Iowa Old Press

Davenport Daily Leader
Davenport, Scott, Iowa
April 2, 1902

Irish Estate Falls to Woman at Ottumwa
    Ottumwa, April 2 - If the statements made in a letter received by Mrs. J.K. Smith are true that woman is one of two heirs to an estate in Ireland valued at $1,000,000. The strange part of the story is that Mrs. Smith was entirely unaware that she was related to any person who could lawfully call such a princely sum of money as his own. As yet she has taken no steps toward verifying the alleged facts and to securing her inheritance. The news of her good fortune seems to have slightly dazed her, although she does not doubt its truth.
    Beyond the facts contained in the letter Mrs. Smith knows nothing. She says she received news from her sister, Mrs. Nettie McIntosh of Muncie, Ind., stating that her uncle John Morris of Dublin, Ireland was dead and that his estate is valued at the princely sum of $1,000,000. The letter also said that Mrs. McIntosh and Mrs. Smith were the only heirs. This uncle it appears from the statements made by Mrs. McIntosh, departed this life on Feb. 29 last, and here the epistle ends.
    Mrs. Smith is an assistant superintendent at the Janey Manufacturing company.

IOWA BRIEFS.
 - Red Oak will pave some of her principal streets.
-  A lodge of the Independent Workmen will be organized at Clinton tonight.
- The Henderson Herald has suspended publication, owing to inadequate support.
- The epidemic known as pink-eye is raging among the pupils of the Chariton schools.
- Over $60,000 has been pledged in Iowa since Jan. 1 for erection of Y.M.C.A. buildings.
- A bell weighing 900 pounds and costing $200 has been placed in the belfry of the M.E. church at Oxford.
- Waterloo citizens have formed an organization to buy the Fairview cemetery grounds and will pay $20,000 for the same.
- Rev. Jonathan Lee of Henry county recently performed his 507th wedding ceremony. His first ceremony was performed in 1857 when he was 17 years old.
- Fred Gilbert of Spirit Lake won the fifty bird shooting match by Kansas City, for the Sportsman's Review trophy and thus takes absolute possession of the cup.
- Roy Russell, a Hanlontown youth, was struck by a Northwestern train and killed. He had been out hunting, and sat down on the track and it is supposed fell asleep.

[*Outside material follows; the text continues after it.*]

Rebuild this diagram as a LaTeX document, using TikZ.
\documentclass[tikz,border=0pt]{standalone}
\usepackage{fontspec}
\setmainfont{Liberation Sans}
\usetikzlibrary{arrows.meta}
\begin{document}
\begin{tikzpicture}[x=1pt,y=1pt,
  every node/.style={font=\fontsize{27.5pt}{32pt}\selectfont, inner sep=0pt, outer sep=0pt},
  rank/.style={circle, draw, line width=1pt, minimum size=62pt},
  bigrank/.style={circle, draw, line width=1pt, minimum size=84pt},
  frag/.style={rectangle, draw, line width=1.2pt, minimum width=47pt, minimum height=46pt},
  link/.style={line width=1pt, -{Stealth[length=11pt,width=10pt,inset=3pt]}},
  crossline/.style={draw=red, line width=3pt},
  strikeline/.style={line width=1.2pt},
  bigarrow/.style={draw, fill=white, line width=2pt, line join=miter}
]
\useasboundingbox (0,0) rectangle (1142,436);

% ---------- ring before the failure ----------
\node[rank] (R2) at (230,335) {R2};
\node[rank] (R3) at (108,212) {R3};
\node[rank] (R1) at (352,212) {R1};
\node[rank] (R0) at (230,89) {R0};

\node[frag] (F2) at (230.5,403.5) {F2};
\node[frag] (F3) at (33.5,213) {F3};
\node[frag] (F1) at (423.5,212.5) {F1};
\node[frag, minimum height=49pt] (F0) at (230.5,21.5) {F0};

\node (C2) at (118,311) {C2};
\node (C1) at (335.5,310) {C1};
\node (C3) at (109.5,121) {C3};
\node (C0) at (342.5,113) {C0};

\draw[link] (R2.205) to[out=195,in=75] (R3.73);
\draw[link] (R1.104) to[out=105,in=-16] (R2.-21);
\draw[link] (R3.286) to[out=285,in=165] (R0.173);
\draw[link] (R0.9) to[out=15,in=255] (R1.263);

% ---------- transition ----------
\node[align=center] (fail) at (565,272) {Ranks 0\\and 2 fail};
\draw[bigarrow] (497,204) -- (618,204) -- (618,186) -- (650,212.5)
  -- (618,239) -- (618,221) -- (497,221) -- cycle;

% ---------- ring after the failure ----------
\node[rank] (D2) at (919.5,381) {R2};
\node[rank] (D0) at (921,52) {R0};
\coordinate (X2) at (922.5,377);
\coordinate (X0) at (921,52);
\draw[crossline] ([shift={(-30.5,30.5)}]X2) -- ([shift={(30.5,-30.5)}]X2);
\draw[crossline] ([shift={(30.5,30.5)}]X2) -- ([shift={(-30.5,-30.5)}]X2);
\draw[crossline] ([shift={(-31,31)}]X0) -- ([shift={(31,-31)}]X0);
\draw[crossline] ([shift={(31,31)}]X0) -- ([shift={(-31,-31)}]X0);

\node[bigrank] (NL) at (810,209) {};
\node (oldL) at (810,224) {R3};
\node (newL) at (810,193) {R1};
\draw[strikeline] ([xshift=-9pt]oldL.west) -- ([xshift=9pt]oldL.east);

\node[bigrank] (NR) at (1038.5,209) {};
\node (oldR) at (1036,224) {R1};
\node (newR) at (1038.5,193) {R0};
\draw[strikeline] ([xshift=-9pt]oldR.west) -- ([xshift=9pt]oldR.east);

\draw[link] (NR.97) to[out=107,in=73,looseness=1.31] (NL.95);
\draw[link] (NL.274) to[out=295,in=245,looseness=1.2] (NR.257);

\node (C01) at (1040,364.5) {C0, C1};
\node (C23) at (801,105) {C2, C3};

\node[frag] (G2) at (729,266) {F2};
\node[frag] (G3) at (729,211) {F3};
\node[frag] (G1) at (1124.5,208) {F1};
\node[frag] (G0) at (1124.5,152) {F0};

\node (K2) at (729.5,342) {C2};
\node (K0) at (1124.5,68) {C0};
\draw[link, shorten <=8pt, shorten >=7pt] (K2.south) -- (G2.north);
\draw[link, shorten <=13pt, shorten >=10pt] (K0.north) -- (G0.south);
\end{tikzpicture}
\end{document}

- Mrs. Martha Glesier of Dubuque was seriously injured by being struck by a street car. She was caught under the fender, and so badly injured she may be a cripple for life.

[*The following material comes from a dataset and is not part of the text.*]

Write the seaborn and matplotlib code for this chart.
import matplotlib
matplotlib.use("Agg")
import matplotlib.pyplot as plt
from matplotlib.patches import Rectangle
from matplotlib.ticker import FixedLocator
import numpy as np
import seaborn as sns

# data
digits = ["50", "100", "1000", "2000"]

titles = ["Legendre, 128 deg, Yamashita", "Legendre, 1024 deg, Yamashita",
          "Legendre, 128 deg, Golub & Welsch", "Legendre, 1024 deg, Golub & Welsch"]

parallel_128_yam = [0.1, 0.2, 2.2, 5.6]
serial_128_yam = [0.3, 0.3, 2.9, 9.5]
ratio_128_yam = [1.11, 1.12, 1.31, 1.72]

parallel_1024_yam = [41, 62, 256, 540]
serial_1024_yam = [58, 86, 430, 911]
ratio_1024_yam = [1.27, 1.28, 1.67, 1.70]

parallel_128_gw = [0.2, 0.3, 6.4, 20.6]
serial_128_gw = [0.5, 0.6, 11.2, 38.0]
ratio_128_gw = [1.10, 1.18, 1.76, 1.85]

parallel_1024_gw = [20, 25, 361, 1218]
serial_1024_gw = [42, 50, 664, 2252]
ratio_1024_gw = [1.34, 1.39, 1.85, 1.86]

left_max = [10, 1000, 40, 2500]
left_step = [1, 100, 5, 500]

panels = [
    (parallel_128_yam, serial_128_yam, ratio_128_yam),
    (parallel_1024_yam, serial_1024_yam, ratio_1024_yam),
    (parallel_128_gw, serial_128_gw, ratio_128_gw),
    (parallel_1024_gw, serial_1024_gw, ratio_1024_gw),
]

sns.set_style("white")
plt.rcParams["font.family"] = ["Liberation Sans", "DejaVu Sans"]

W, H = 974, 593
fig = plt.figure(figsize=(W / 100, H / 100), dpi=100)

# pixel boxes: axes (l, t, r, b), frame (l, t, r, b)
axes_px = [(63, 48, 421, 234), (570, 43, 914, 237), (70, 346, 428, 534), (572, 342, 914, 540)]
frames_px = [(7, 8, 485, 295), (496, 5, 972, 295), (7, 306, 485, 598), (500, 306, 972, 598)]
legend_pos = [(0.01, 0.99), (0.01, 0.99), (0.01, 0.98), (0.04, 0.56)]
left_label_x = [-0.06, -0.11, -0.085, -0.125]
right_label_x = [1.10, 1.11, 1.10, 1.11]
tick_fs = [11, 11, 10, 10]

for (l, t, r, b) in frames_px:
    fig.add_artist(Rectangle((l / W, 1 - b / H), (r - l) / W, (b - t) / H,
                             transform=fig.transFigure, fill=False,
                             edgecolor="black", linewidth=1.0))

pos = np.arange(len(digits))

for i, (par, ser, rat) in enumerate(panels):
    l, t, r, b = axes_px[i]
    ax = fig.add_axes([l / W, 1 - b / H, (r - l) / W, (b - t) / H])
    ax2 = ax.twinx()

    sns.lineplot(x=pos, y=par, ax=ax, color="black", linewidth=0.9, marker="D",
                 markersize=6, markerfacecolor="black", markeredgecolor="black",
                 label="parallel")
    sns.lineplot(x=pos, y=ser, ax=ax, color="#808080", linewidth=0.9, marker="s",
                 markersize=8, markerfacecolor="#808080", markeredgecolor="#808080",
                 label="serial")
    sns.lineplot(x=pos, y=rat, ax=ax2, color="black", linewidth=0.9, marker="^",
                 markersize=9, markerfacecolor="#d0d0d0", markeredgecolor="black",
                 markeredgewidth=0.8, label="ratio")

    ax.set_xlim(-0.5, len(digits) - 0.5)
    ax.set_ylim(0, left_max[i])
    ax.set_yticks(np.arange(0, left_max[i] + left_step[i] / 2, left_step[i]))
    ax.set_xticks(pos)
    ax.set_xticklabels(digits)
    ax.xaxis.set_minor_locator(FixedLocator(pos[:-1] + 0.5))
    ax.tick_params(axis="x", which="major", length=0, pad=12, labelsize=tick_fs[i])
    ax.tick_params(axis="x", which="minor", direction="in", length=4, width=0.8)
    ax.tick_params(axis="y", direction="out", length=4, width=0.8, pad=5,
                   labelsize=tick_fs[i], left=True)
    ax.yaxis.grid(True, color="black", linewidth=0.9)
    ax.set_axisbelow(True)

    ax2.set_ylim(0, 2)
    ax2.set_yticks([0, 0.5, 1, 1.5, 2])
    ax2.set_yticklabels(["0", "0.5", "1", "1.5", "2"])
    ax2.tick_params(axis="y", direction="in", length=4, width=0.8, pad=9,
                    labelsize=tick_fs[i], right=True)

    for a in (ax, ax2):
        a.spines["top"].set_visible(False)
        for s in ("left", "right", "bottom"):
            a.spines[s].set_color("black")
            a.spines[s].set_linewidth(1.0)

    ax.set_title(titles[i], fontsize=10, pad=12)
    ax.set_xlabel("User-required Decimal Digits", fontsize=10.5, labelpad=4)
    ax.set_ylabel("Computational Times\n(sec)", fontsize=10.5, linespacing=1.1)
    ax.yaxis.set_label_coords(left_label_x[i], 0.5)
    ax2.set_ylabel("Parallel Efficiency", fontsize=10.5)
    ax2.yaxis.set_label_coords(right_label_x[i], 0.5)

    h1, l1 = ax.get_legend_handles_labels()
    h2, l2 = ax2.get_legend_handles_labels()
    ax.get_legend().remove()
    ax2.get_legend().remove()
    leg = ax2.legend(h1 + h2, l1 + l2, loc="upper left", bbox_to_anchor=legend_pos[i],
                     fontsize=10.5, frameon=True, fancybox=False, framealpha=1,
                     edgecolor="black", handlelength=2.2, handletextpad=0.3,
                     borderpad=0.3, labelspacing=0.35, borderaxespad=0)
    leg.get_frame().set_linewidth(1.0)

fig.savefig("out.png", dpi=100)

- Mrs. Decker of Keokuk, wife of A.C. Decker, of the Decker Manufacturing company, and one of the most prominent lodge and club women in the state died suddenly. She was 51 years of age.
- Postmasters appointed - Chrisholm, Monroe county, N.A. Rice, vice Minnie D. Haan, resigned; North English, Iowa county, M.S. Brown, vice F.Duffield, resigned; Summittville, Lee county, T.S. Brown, vice C.C. Mullikin resigned.
- Boone county relatives of the Earl family, who were brutally murdered in Louisiana have returned from the scene of the crime. They say there is no doubt of the guilt of the man Batson, accused of the crime.
- James Adams, who was killed in an elevator accident at Des Moines and who was supposed to be a pauper, was worth in the neighborhood of $30,000. He lived in squalor, but he had $15,000 in bankable notes and $2,600 in cash hid away in his hovel. He also owned a 700-acre farm in Marion county.